Before massive new superhero blockbusters became routine, there was Unbreakable. Shyamalan's masterful follow-up to his Sixth Sense breakthrough traces the rise of Philadelphia security guard David Dunn (Bruce Willis) from directionless former football prodigy to vigilante crime fighter accepting of his real-life superpowers. This is accomplished with the help of Elijah Price (Samuel L. Jackson), a comic-book art gallery owner born with a rare genetic disorder that makes his bones extremely brittle and prone to fracture. He's a foil for David, one who helps him realize there's a reason he survived a train wreck that killed everyone else on board and has lived his life with little to no injury or illness. Except, it turns out Elijah was responsible for that horrible railway accident, as well as a number of other mass casualty events he orchestrated in hopes of discovering that someone like David existed.
When Elijah ultimately reveals himself, you can see the horror of realization in David's eyes, that the friend who guided him on this quest of self-discovery is also the man responsible for these heinous acts. It's an origin story for both superhero and supervillain, with a resonant closing monologue about the nature of comic-book good and evil. "Now that we know who you are, I know who I am," Elijah muses. "I should've known way back when. You know why, David? Because of the kids...They called me Mr. Glass."

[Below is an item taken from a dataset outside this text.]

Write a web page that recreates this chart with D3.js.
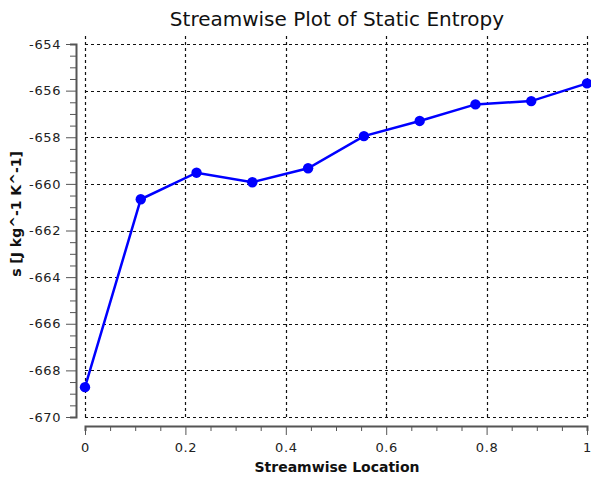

These days, you'd be hard pressed to find anyone remotely familiar with film culture who doesn't already know that Bruce Willis' character is dead pretty much the whole movie. But when The Sixth Sense arrived on the horror scene in 1999 with relative newcomer Shyamalan at its helm, its final five minutes were a revelation. The Oscar-nominated thriller features career-defining performances from Willis as Dr. Malcolm Crowe, an award-winning child psychiatrist whose commitment to his work has left his wife playing second fiddle; Haley Joel Osment as Malcolm's troubled young patient Cole Sear, a boy cursed with the ability to see and speak to dead people; and Toni Collette as Cole's mother Lynn, a woman desperate to help her increasingly withdrawn son while struggling with her own trauma. It's a ghost story. But it's also a profound meditation on grief, regret, fear, and the longing to fix what cannot be changed. The final gotcha—when Malcolm at long last realizes his true fate—is well-earned and, as far as twists go, Shyamalan's best work. But it's The Sixth Sense's emotional core that cements it as a timeless masterpiece.